A host of screen stars are supporting the approach, including BAFTA award winner Adam Deacon and film and TV actress Gemma Atkinson. Their favourite films feature as riddles in the campaign, alongside clues from other film and TV experts, including film critics and bloggers.

Deacon said that with so much time, energy and passion going into making films and TV shows, it was always disappointing if people choose not to pay for your work. “It’s great to see a campaign that celebrates the entertainment value you get back from your DVD, download or cinema ticket,” he added.

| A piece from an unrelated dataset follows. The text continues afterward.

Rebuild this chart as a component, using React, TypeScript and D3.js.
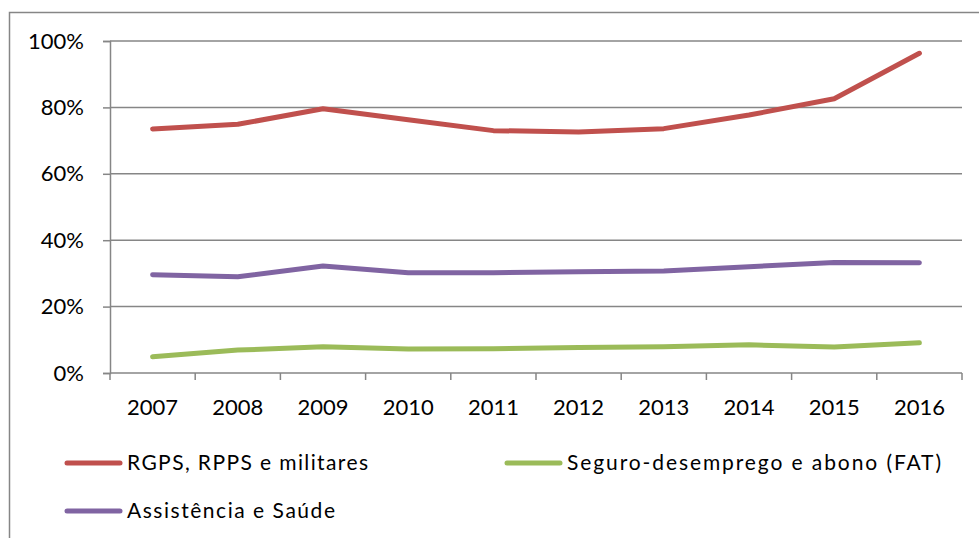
import React, { useRef, useEffect } from 'react';
import * as d3 from 'd3';

// Data (share, %)
const years = ['2007', '2008', '2009', '2010', '2011', '2012', '2013', '2014', '2015', '2016'];
const rgps = [73.5, 74.9, 79.6, 76.3, 73.0, 72.6, 73.6, 77.7, 82.6, 96.3];
const fat = [4.9, 6.9, 7.9, 7.2, 7.3, 7.7, 7.9, 8.5, 7.8, 9.1];
const assist = [29.6, 29.0, 32.2, 30.2, 30.2, 30.5, 30.7, 32.0, 33.3, 33.2];
const yTicks = [0, 20, 40, 60, 80, 100];

const seriesNames = ['RGPS, RPPS e militares', 'Seguro-desemprego e abono (FAT)', 'Assistência e Saúde'];
const seriesColors = ['#C0504D', '#9BBB59', '#8064A2'];

const App: React.FC = () => {
  const ref = useRef<SVGSVGElement>(null);

  useEffect(() => {
    const svg = d3.select(ref.current);
    svg.selectAll('*').remove();

    const font = 'Lato, "Open Sans", sans-serif';
    const grey = '#868686';

    // outer chart border (only left and top visible, the rest is cropped)
    svg.append('path')
      .attr('d', 'M9.5,538 L9.5,12.5 L979,12.5')
      .attr('fill', 'none')
      .attr('stroke', grey)
      .attr('stroke-width', 1.5);

    const x = d3.scaleBand().domain(years).range([110, 962]);
    const y = d3.scaleLinear().domain([0, 100]).range([373, 41]);

    // gridlines + y ticks
    const yAxis = svg.append('g').attr('transform', 'translate(110,0)')
      .call(d3.axisLeft(y).tickValues(yTicks).tickSize(7).tickFormat(d => `${d}%`));
    yAxis.select('.domain').attr('stroke', grey).attr('stroke-width', 1.5);
    yAxis.selectAll('.tick line').attr('stroke', grey).attr('stroke-width', 1.5);
    yAxis.selectAll('.tick text')
      .attr('x', -26)
      .attr('font-family', font).attr('font-size', 22).attr('fill', '#000');

    svg.append('g').selectAll('line')
      .data(yTicks.filter(t => t > 0))
      .join('line')
      .attr('x1', 110).attr('x2', 962)
      .attr('y1', d => y(d)).attr('y2', d => y(d))
      .attr('stroke', grey).attr('stroke-width', 1.5);

    // x axis with ticks at band edges
    const xAxis = svg.append('g').attr('transform', 'translate(0,373)')
      .call(d3.axisBottom(x).tickSize(0).tickPadding(26));
    xAxis.select('.domain').remove();
    xAxis.selectAll('.tick text')
      .attr('font-family', font).attr('font-size', 22).attr('fill', '#000');
    svg.append('line').attr('x1', 110).attr('x2', 962).attr('y1', 373).attr('y2', 373)
      .attr('stroke', grey).attr('stroke-width', 1.5);
    const edges = years.map(d => x(d) as number).concat([962]);
    svg.append('g').selectAll('line').data(edges).join('line')
      .attr('x1', d => d).attr('x2', d => d).attr('y1', 373).attr('y2', 380)
      .attr('stroke', grey).attr('stroke-width', 1.5);

    // series lines
    const line = d3.line<number>()
      .x((_, i) => (x(years[i]) as number) + x.bandwidth() / 2)
      .y(d => y(d));

    [rgps, fat, assist].forEach((s, i) => {
      svg.append('path')
        .datum(s)
        .attr('fill', 'none')
        .attr('stroke', seriesColors[i])
        .attr('stroke-width', 5)
        .attr('stroke-linecap', 'round')
        .attr('stroke-linejoin', 'round')
        .attr('d', line);
    });

    // legend (text widths matched to the original's loose spacing)
    const legendPos = [[67, 463], [507, 463], [67, 511]];
    const legendWidths = [241, 374, 208];
    seriesNames.forEach((name, i) => {
      const [lx, ly] = legendPos[i];
      const g = svg.append('g').attr('transform', `translate(${lx},${ly})`);
      g.append('line').attr('x1', 0).attr('x2', 53).attr('y1', 0).attr('y2', 0)
        .attr('stroke', seriesColors[i]).attr('stroke-width', 5).attr('stroke-linecap', 'round');
      g.append('text').attr('x', 60).attr('y', 0).attr('dy', '0.35em')
        .attr('font-family', font).attr('font-size', 21).attr('fill', '#000')
        .attr('textLength', legendWidths[i]).attr('lengthAdjust', 'spacing')
        .text(name);
    });
  }, []);

  return (
    <svg ref={ref} width="979" height="538"
      style={{ position: 'absolute', left: 0, top: 0, background: '#fff' }}></svg>
  );
};

export default App;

Atkinson said it was “refreshing” to see the industry creating a campaign like this with the young people it hopes to inspire. “The riddle element is a great way to get people thinking about how film and TV makes you feel – and whether that feeling is something worth paying for,” she said.

The students behind the campaign first submitted their idea to the YCN Annual Student Awards, which spotlight young talent by challenging students to answer a live creative brief. The Industry Trust for IP Awareness, which commissioned an anti-piracy brief for the 2012 Awards, spotted the potential of the concept – and is working with its industry partners to bring it to life.

Dvir said that he and Poultney wanted to get across the point that the price of your film or TV show is great value for all the enjoyment you get in return. “You get magical worlds, futuristic technology, great memories and of course countless pub conversations,” he noted.

Liz Bales, Director General of The Industry Trust for IP Awareness, which commissioned the campaign on behalf of the UK film, TV and video industry, said that research indicated that nearly half of young men today access some of their entertainment from unauthorised sources. “So who better to take inspiration from than the generation of people we are hoping to reach,” she suggested.

The new advertising will form part of the UK film, TV and video industry’s ‘Moments Worth Paying For’ campaign, which spans cinema, outdoor advertising, PR and social media. It will feature in Clear Channel advertising spaces UK-wide from October 27 as well as on and a wealth of other film and TV industry websites.